Only directors in five states — Connecticut, Georgia, Hawaii, Louisiana and Wyoming — reported mid-year budget cuts in 2012-13. In 2008-9, two-thirds of states were reporting such cuts.

Looking ahead, most state directors are predicting increases for this year for community colleges, with the average increase projected to be 4 percent. Only five states — Georgia, Louisiana, Missouri, North Carolina and West Virginia — are projecting decreases in 2013-14.

The state directors report considerable worry about the ability of students to pay for college. Most states are projecting tuition increases, and a majority expect state student aid programs to either be cut or to increase at less than the rate of inflation for higher education.

Many directors expect rising enrollments as four-year institutions impose enrollment caps.

 

CC students are ‘second-class citizens in Ohio

Ohio’s community college students are “second-class citizens” when it comes to Ohio College Opportunity Grants, editorializes the Toledo Blade.

Community college tuitions average $3,800 a year — about one-third that of those at four-year schools — in Ohio.

In 2009, the General Assembly cut the OCOG budget from roughly $395 million to $171 million. Making matters worse, it also forced low-income students to use federal Pell grants to cover tuition expenses at community colleges before tapping state grants. Those changes made nearly all community college students ineligible for OCOG.

Unlike Pell grants, state grants cover tuition only. And because tuition is low at community colleges, Pell grants typically cover students’ tuition.

Before the changes, 20,000 community college students in Ohio received state grants.
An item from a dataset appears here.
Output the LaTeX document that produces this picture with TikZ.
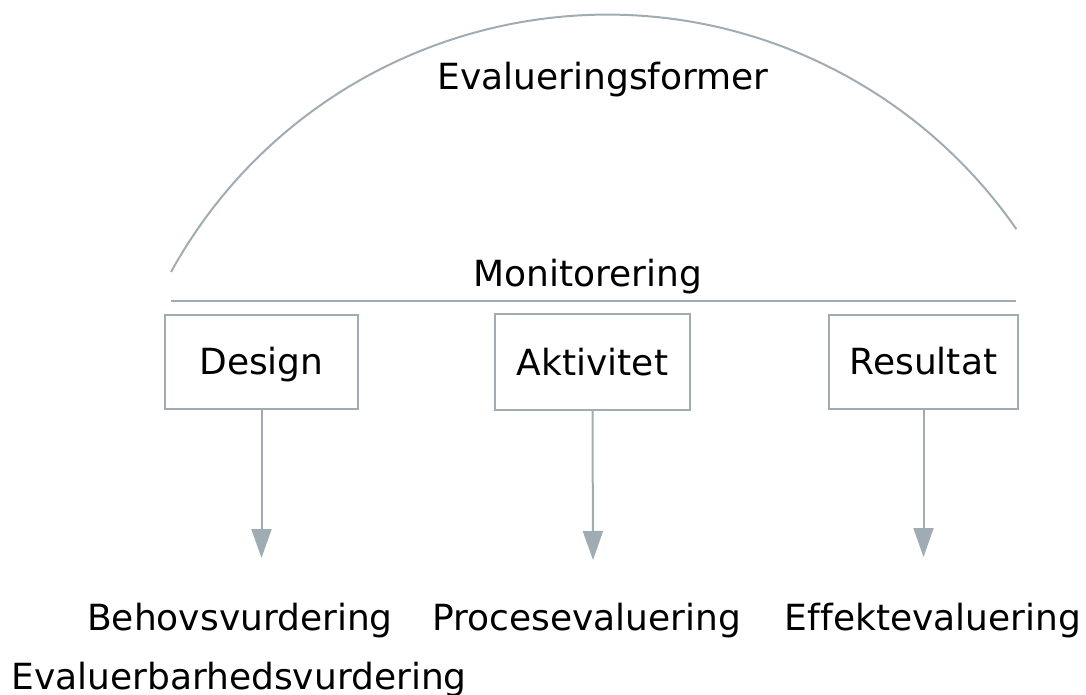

Ohio needs legislation that would permit community college students to, first, use OCOG to cover tuition costs, thereby enabling them to tap federal Pell grants for other college-related expenses. That change also would call for setting aside another $20 million a year to cover the more than 20,000 newly eligible community college students.

Last year, as Ohio began to refund OCOG, money was set aside to fund for-profit college students but not community college students, reports Inside Higher Ed.